Samuel Park, Washington, D.C.
Park is HRC Foundation’s Program Coordinator for Health and Aging, working on improving healthcare for LGBTQ people and their families.
“HIV & AIDS are disparately pressing issues for communities of color — including the API community,” Park said. “One of the biggest challenges we face is the stigma around sexual health which only perpetuates toxic misconceptions.”
Call to Action:
“Sexual health and statuses don’t have to be shameful topics! Let’s lean into the discomfort and have these conversations with those closest to us. Awareness is not built in one day, but through how we choose to navigate our personal spaces. We can end the stigma in our community by challenging the narrative around HIV & AIDS.”
Vince Crisostomo, San Francisco
Crisostomo is the Program Manager of the Elizabeth Taylor 50-Plus Network, a program of the San Francisco AIDS Foundation that supports gay, bisexual, and trans men age 50 and older, inclusive of both people who are HIV-negative and those living with HIV. He will serve as Community Grand Marshal of San Francisco Pride in June 2019.
“I have been HIV+ since 1987. That’s 32 years. Supporting people who are aging with HIV is critically important, because we’re all aging and it’s a new frontier,” Crisostomo said.

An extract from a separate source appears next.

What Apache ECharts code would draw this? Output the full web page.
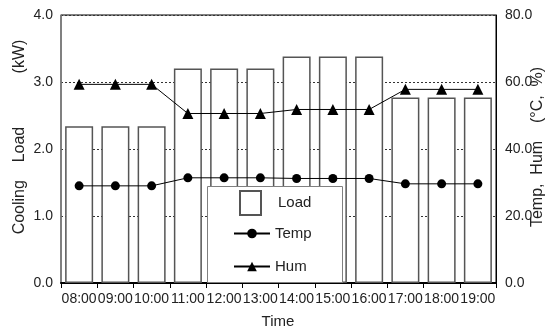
<!DOCTYPE html>
<html>
<head>
<meta charset="utf-8">
<script src="https://cdn.jsdelivr.net/npm/echarts@6/dist/echarts.min.js"></script>
<style>
  html, body { margin: 0; padding: 0; background: #fff; }
  #chart { width: 554px; height: 334px; }
</style>
</head>
<body>
<div id="chart"></div>
<script>
// Hourly cooling load with indoor temperature and humidity
const hours = ['08:00', '09:00', '10:00', '11:00', '12:00', '13:00',
               '14:00', '15:00', '16:00', '17:00', '18:00', '19:00'];
const loadKW = [2.34, 2.34, 2.34, 3.2, 3.2, 3.2, 3.38, 3.38, 3.38, 2.77, 2.77, 2.77];
const tempC = [29.0, 29.0, 29.0, 31.4, 31.4, 31.4, 31.2, 31.2, 31.2, 29.6, 29.6, 29.6];
const humPct = [59.3, 59.3, 59.3, 50.6, 50.6, 50.6, 51.8, 51.8, 51.8, 57.8, 57.8, 57.8];

const sans = '"Liberation Sans", Arial, sans-serif';
const textColor = '#222';

const chart = echarts.init(document.getElementById('chart'), null, { renderer: 'canvas' });

chart.setOption({
  animation: false,
  backgroundColor: '#fff',
  grid: {
    left: 61, right: 58, top: 15, bottom: 51,
    show: true, borderColor: '#000', borderWidth: 1, backgroundColor: 'transparent'
  },
  xAxis: {
    type: 'category',
    data: hours,
    boundaryGap: true,
    axisLine: { lineStyle: { color: '#000', width: 2 } },
    axisTick: { show: true, length: 5, inside: false, lineStyle: { color: '#000', width: 1 } },
    axisLabel: { fontFamily: sans, fontSize: 14, color: textColor, margin: 9, interval: 0 },
    splitLine: { show: false }
  },
  yAxis: [
    {
      type: 'value', min: 0, max: 4, interval: 1, position: 'left',
      axisLine: { show: true, lineStyle: { color: '#808080', width: 1.5 } },
      axisTick: { show: false },
      axisLabel: {
        fontFamily: sans, fontSize: 14, color: textColor, margin: 8,
        formatter: v => v.toFixed(1)
      },
      splitLine: { show: true, lineStyle: { color: '#333', width: 1, type: [2, 2] } }
    },
    {
      type: 'value', min: 0, max: 80, interval: 20, position: 'right',
      axisLine: { show: true, lineStyle: { color: '#000', width: 1 } },
      axisTick: { show: false },
      axisLabel: {
        fontFamily: sans, fontSize: 14, color: textColor, margin: 9,
        formatter: v => v.toFixed(1)
      },
      splitLine: { show: false }
    }
  ],
  legend: [
    {
      data: [{ name: 'Load', icon: 'rect' }],
      left: 239, top: 190, padding: 0, z: 12,
      itemWidth: 21, itemHeight: 24,
      textStyle: { fontFamily: sans, fontSize: 15, color: textColor, padding: [0, 0, 0, 12] }
    },
    {
      data: ['Temp', 'Hum'],
      orient: 'vertical',
      left: 233, top: 226, padding: 0, z: 12,
      itemWidth: 36, itemHeight: 12, itemGap: 18,
      textStyle: { fontFamily: sans, fontSize: 15, color: textColor }
    }
  ],
  graphic: [
    {
      type: 'rect', z: 10,
      shape: { x: 207.5, y: 186.5, width: 135, height: 96 },
      style: { fill: '#fff', stroke: '#808080', lineWidth: 1 }
    },
    {
      type: 'text', z: 10,
      x: 20, y: 137, rotation: Math.PI / 2,
      style: {
        text: 'Cooling    Load            (kW)',
        font: '16px ' + sans, fill: textColor,
        align: 'center', verticalAlign: 'middle'
      }
    },
    {
      type: 'text', z: 10,
      x: 538, y: 147, rotation: Math.PI / 2,
      style: {
        text: 'Temp,  Hum    (°C,  %)',
        font: '16px ' + sans, fill: textColor,
        align: 'center', verticalAlign: 'middle'
      }
    },
    {
      type: 'text', z: 10,
      x: 278, y: 322,
      style: {
        text: 'Time',
        font: '15px ' + sans, fill: textColor,
        align: 'center', verticalAlign: 'middle'
      }
    }
  ],
  series: [
    {
      name: 'Load', type: 'bar', yAxisIndex: 0,
      data: loadKW, barWidth: 28,
      itemStyle: { color: '#fff', borderColor: '#555', borderWidth: 1.5 }
    },
    {
      name: 'Temp', type: 'line', yAxisIndex: 1,
      data: tempC, symbol: 'circle', symbolSize: 9,
      lineStyle: { color: '#000', width: 1 },
      itemStyle: { color: '#000' }
    },
    {
      name: 'Hum', type: 'line', yAxisIndex: 1,
      data: humPct, symbol: 'triangle', symbolSize: 11,
      lineStyle: { color: '#000', width: 1 },
      itemStyle: { color: '#000' }
    }
  ]
});
</script>
</body>
</html>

“Honoring our elders is such a central part of API cultures, and I’ve been fortunate to have people to look up to through the years. Not all of us have had that,” he continued. “Through the years of the epidemic, so many of us have withdrawn from community because of the traumas and loss we lived through. The 50-Plus Network is a place for people over 50 to strengthen the social supports of friendship and community because they’re what help us live. We also create intergenerational opportunities through fun social events. I never thought in my life that I would be here now as an elder, and I’m inspired by the younger generation of activists who I’ve met through this work.”
Call to Action:
“Speak up. Don’t wait for someone else to appropriate your story or give you space. We have to tell our stories because who else is going to? Our stories have power. There are so many stigmas that make important conversations hard to have, but once we start talking, once we find the words, it’s hard to shut us up.”